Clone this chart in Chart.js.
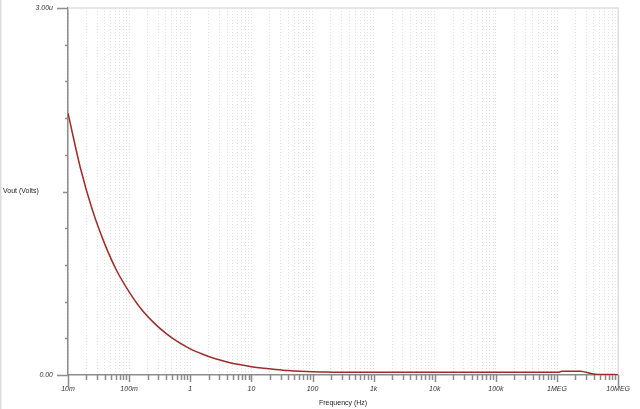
<!DOCTYPE html>
<html>
<head>
<meta charset="utf-8">
<script src="https://cdn.jsdelivr.net/npm/chart.js@4"></script>
<style>
  html, body { margin: 0; padding: 0; background: #fff; }
  #wrap { width: 640px; height: 409px; position: relative; }
</style>
</head>
<body>
<div id="wrap"><canvas id="myChart"></canvas></div>
<script>
// frequency (Hz) and Vout (in microvolts)
const freqs = [0.01, 0.016, 0.025, 0.04, 0.063, 0.1, 0.16, 0.25, 0.4, 0.63,
               1, 1.6, 2.5, 4, 6.3, 10, 16, 25, 40, 63, 100, 160, 250, 400,
               1000, 1e4, 1e5, 1e6, 1.05e6, 1.2e6, 2.4e6, 4.2e6, 1e7];
const voutMicro = [2.14, 1.69, 1.35, 1.07, 0.85, 0.68, 0.535, 0.43, 0.34, 0.27,
                   0.214, 0.17, 0.135, 0.107, 0.085, 0.068, 0.055, 0.045, 0.036, 0.030, 0.026, 0.024, 0.023, 0.022,
                   0.022, 0.022, 0.022, 0.022, 0.022, 0.030, 0.030, 0.006, 0.003];

const decades = [0.01, 0.1, 1, 10, 100, 1e3, 1e4, 1e5, 1e6, 1e7];
const xTickLabels = ['10m', '100m', '1', '10', '100', '1k', '10k', '100k', '1MEG', '10MEG'];
const yMax = 3;
const yStep = 0.3;
const yTickLabels = { 0: '0.00', 3: '3.00u' };

const axisGray = '#8c8c8c';
const tickFont = { family: 'Liberation Sans', size: 7, style: 'italic' };

function isDecade(v) {
    return decades.some(d => Math.abs(v / d - 1) < 1e-6);
}

// tick marks of different length for decades and in-between values
const tickMarks = {
    id: 'tickMarks',
    afterDraw(chart) {
        const {ctx, chartArea, scales} = chart;
        ctx.save();
        ctx.strokeStyle = axisGray;
        ctx.lineWidth = 1.5;
        ctx.beginPath();
        scales.x.ticks.forEach(t => {
            const px = Math.round(scales.x.getPixelForValue(t.value)) + 0.5;
            let len = isDecade(t.value) ? 7 : 5;
            if (t.value === decades[0] || t.value === decades[decades.length - 1]) len = 12;
            ctx.moveTo(px, chartArea.bottom);
            ctx.lineTo(px, chartArea.bottom + len);
        });
        scales.y.ticks.forEach(t => {
            const py = Math.round(scales.y.getPixelForValue(t.value)) + 0.5;
            let len = 3;
            if (Math.abs(t.value - yMax / 2) < 1e-6) len = 5;
            if (Math.abs(t.value) < 1e-6 || Math.abs(t.value - yMax) < 1e-6) len = 11;
            ctx.moveTo(chartArea.left, py);
            ctx.lineTo(chartArea.left - len, py);
        });
        ctx.stroke();

        // y title, written horizontally at the left
        ctx.fillStyle = '#222';
        ctx.font = '7px "Liberation Sans"';
        ctx.textBaseline = 'middle';
        ctx.textAlign = 'left';
        ctx.fillText('Vout (Volts)', 3, (chartArea.top + chartArea.bottom) / 2);

        // thin left edge of the picture
        ctx.fillStyle = '#dcdcdc';
        ctx.fillRect(0, 0, 1.5, chart.height);
        ctx.restore();
    },
    beforeDatasetsDraw(chart) {
        const {ctx, chartArea} = chart;
        ctx.save();
        ctx.strokeStyle = '#dedede';
        ctx.lineWidth = 1.5;
        ctx.beginPath();
        ctx.moveTo(chartArea.left, chartArea.top);
        ctx.lineTo(chartArea.right, chartArea.top);
        ctx.lineTo(chartArea.right, chartArea.bottom);
        ctx.stroke();
        ctx.restore();
    }
};

document.addEventListener("DOMContentLoaded", function() {
    const ctx = document.getElementById('myChart').getContext('2d');

    const data = {
        datasets: [
            {
                label: 'Vout',
                data: freqs.map((f, i) => ({ x: f, y: voutMicro[i] })),
                borderColor: '#9e2a2a',
                borderWidth: 1.5,
                pointRadius: 0,
                cubicInterpolationMode: 'monotone',
                fill: false
            }
        ]
    };

    const config = {
        type: 'line',
        data: data,
        options: {
            responsive: true,
            maintainAspectRatio: false,
            animation: false,
            layout: { padding: { left: 0, top: 0, right: 20, bottom: 0 } },
            scales: {
                x: {
                    type: 'logarithmic',
                    min: 0.01,
                    max: 1e7,
                    afterBuildTicks: (scale) => {
                        const ticks = [];
                        for (let k = 0; k < decades.length; k++) {
                            for (let m = 1; m <= 9; m++) {
                                const v = decades[k] * m;
                                if (v > decades[decades.length - 1] * 1.0001) break;
                                ticks.push({ value: v });
                            }
                        }
                        scale.ticks = ticks;
                    },
                    afterFit: (scale) => { scale.height = 34; },
                    ticks: {
                        autoSkip: false,
                        maxRotation: 0,
                        padding: 10,
                        color: '#333',
                        font: tickFont,
                        callback: (value) => {
                            const i = decades.findIndex(d => Math.abs(value / d - 1) < 1e-6);
                            return i >= 0 ? xTickLabels[i] : '';
                        }
                    },
                    grid: {
                        drawTicks: false,
                        color: 'rgba(0,0,0,0.12)',
                        lineWidth: 1
                    },
                    border: {
                        display: true,
                        color: axisGray,
                        width: 1.5,
                        dash: [1, 2]  // grid lines dotted
                    },
                    title: {
                        display: true,
                        text: 'Frequency (Hz)',
                        color: '#222',
                        font: { family: 'Liberation Sans', size: 7 },
                        padding: { top: 0, bottom: 2 }
                    }
                },
                y: {
                    min: 0,
                    max: yMax,
                    afterBuildTicks: (scale) => {
                        const ticks = [];
                        for (let i = 0; i <= Math.round(yMax / yStep); i++) {
                            ticks.push({ value: +(i * yStep).toFixed(2) });
                        }
                        scale.ticks = ticks;
                    },
                    afterFit: (scale) => {
                        scale.width = 68;
                        scale.paddingTop = 8;
                        scale.paddingBottom = 0;
                    },
                    ticks: {
                        autoSkip: false,
                        padding: 15,
                        color: '#333',
                        font: tickFont,
                        callback: (value) => yTickLabels[value] || ''
                    },
                    grid: {
                        drawTicks: false,
                        drawOnChartArea: false
                    },
                    border: {
                        display: true,
                        color: axisGray,
                        width: 1.5
                    }
                }
            },
            plugins: {
                legend: { display: false },
                tooltip: { enabled: false }
            }
        },
        plugins: [tickMarks]
    };

    const myChart = new Chart(ctx, config);
});
</script>
</body>
</html>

::::::::::

◆ What is being asked: Print the full listing exactly, dropping the pictures.

◆ Correct answer:
Clone this chart in Chart.js.
<!DOCTYPE html>
<html>
<head>
<meta charset="utf-8">
<script src="https://cdn.jsdelivr.net/npm/chart.js@4"></script>
<style>
  html, body { margin: 0; padding: 0; background: #fff; }
  #wrap { width: 640px; height: 409px; position: relative; }
</style>
</head>
<body>
<div id="wrap"><canvas id="myChart"></canvas></div>
<script>
// frequency (Hz) and Vout (in microvolts)
const freqs = [0.01, 0.016, 0.025, 0.04, 0.063, 0.1, 0.16, 0.25, 0.4, 0.63,
               1, 1.6, 2.5, 4, 6.3, 10, 16, 25, 40, 63, 100, 160, 250, 400,
               1000, 1e4, 1e5, 1e6, 1.05e6, 1.2e6, 2.4e6, 4.2e6, 1e7];
const voutMicro = [2.14, 1.69, 1.35, 1.07, 0.85, 0.68, 0.535, 0.43, 0.34, 0.27,
                   0.214, 0.17, 0.135, 0.107, 0.085, 0.068, 0.055, 0.045, 0.036, 0.030, 0.026, 0.024, 0.023, 0.022,
                   0.022, 0.022, 0.022, 0.022, 0.022, 0.030, 0.030, 0.006, 0.003];

const decades = [0.01, 0.1, 1, 10, 100, 1e3, 1e4, 1e5, 1e6, 1e7];
const xTickLabels = ['10m', '100m', '1', '10', '100', '1k', '10k', '100k', '1MEG', '10MEG'];
const yMax = 3;
const yStep = 0.3;
const yTickLabels = { 0: '0.00', 3: '3.00u' };

const axisGray = '#8c8c8c';
const tickFont = { family: 'Liberation Sans', size: 7, style: 'italic' };

function isDecade(v) {
    return decades.some(d => Math.abs(v / d - 1) < 1e-6);
}

// tick marks of different length for decades and in-between values
const tickMarks = {
    id: 'tickMarks',
    afterDraw(chart) {
        const {ctx, chartArea, scales} = chart;
        ctx.save();
        ctx.strokeStyle = axisGray;
        ctx.lineWidth = 1.5;
        ctx.beginPath();
        scales.x.ticks.forEach(t => {
            const px = Math.round(scales.x.getPixelForValue(t.value)) + 0.5;
            let len = isDecade(t.value) ? 7 : 5;
            if (t.value === decades[0] || t.value === decades[decades.length - 1]) len = 12;
            ctx.moveTo(px, chartArea.bottom);
            ctx.lineTo(px, chartArea.bottom + len);
        });
        scales.y.ticks.forEach(t => {
            const py = Math.round(scales.y.getPixelForValue(t.value)) + 0.5;
            let len = 3;
            if (Math.abs(t.value - yMax / 2) < 1e-6) len = 5;
            if (Math.abs(t.value) < 1e-6 || Math.abs(t.value - yMax) < 1e-6) len = 11;
            ctx.moveTo(chartArea.left, py);
            ctx.lineTo(chartArea.left - len, py);
        });
        ctx.stroke();

        // y title, written horizontally at the left
        ctx.fillStyle = '#222';
        ctx.font = '7px "Liberation Sans"';
        ctx.textBaseline = 'middle';
        ctx.textAlign = 'left';
        ctx.fillText('Vout (Volts)', 3, (chartArea.top + chartArea.bottom) / 2);

        // thin left edge of the picture
        ctx.fillStyle = '#dcdcdc';
        ctx.fillRect(0, 0, 1.5, chart.height);
        ctx.restore();
    },
    beforeDatasetsDraw(chart) {
        const {ctx, chartArea} = chart;
        ctx.save();
        ctx.strokeStyle = '#dedede';
        ctx.lineWidth = 1.5;
        ctx.beginPath();
        ctx.moveTo(chartArea.left, chartArea.top);
        ctx.lineTo(chartArea.right, chartArea.top);
        ctx.lineTo(chartArea.right, chartArea.bottom);
        ctx.stroke();
        ctx.restore();
    }
};

document.addEventListener("DOMContentLoaded", function() {
    const ctx = document.getElementById('myChart').getContext('2d');

    const data = {
        datasets: [
            {
                label: 'Vout',
                data: freqs.map((f, i) => ({ x: f, y: voutMicro[i] })),
                borderColor: '#9e2a2a',
                borderWidth: 1.5,
                pointRadius: 0,
                cubicInterpolationMode: 'monotone',
                fill: false
            }
        ]
    };

    const config = {
        type: 'line',
        data: data,
        options: {
            responsive: true,
            maintainAspectRatio: false,
            animation: false,
            layout: { padding: { left: 0, top: 0, right: 20, bottom: 0 } },
            scales: {
                x: {
                    type: 'logarithmic',
                    min: 0.01,
                    max: 1e7,
                    afterBuildTicks: (scale) => {
                        const ticks = [];
                        for (let k = 0; k < decades.length; k++) {
                            for (let m = 1; m <= 9; m++) {
                                const v = decades[k] * m;
                                if (v > decades[decades.length - 1] * 1.0001) break;
                                ticks.push({ value: v });
                            }
                        }
                        scale.ticks = ticks;
                    },
                    afterFit: (scale) => { scale.height = 34; },
                    ticks: {
                        autoSkip: false,
                        maxRotation: 0,
                        padding: 10,
                        color: '#333',
                        font: tickFont,
                        callback: (value) => {
                            const i = decades.findIndex(d => Math.abs(value / d - 1) < 1e-6);
                            return i >= 0 ? xTickLabels[i] : '';
                        }
                    },
                    grid: {
                        drawTicks: false,
                        color: 'rgba(0,0,0,0.12)',
                        lineWidth: 1
                    },
                    border: {
                        display: true,
                        color: axisGray,
                        width: 1.5,
                        dash: [1, 2]  // grid lines dotted
                    },
                    title: {
                        display: true,
                        text: 'Frequency (Hz)',
                        color: '#222',
                        font: { family: 'Liberation Sans', size: 7 },
                        padding: { top: 0, bottom: 2 }
                    }
                },
                y: {
                    min: 0,
                    max: yMax,
                    afterBuildTicks: (scale) => {
                        const ticks = [];
                        for (let i = 0; i <= Math.round(yMax / yStep); i++) {
                            ticks.push({ value: +(i * yStep).toFixed(2) });
                        }
                        scale.ticks = ticks;
                    },
                    afterFit: (scale) => {
                        scale.width = 68;
                        scale.paddingTop = 8;
                        scale.paddingBottom = 0;
                    },
                    ticks: {
                        autoSkip: false,
                        padding: 15,
                        color: '#333',
                        font: tickFont,
                        callback: (value) => yTickLabels[value] || ''
                    },
                    grid: {
                        drawTicks: false,
                        drawOnChartArea: false
                    },
                    border: {
                        display: true,
                        color: axisGray,
                        width: 1.5
                    }
                }
            },
            plugins: {
                legend: { display: false },
                tooltip: { enabled: false }
            }
        },
        plugins: [tickMarks]
    };

    const myChart = new Chart(ctx, config);
});
</script>
</body>
</html>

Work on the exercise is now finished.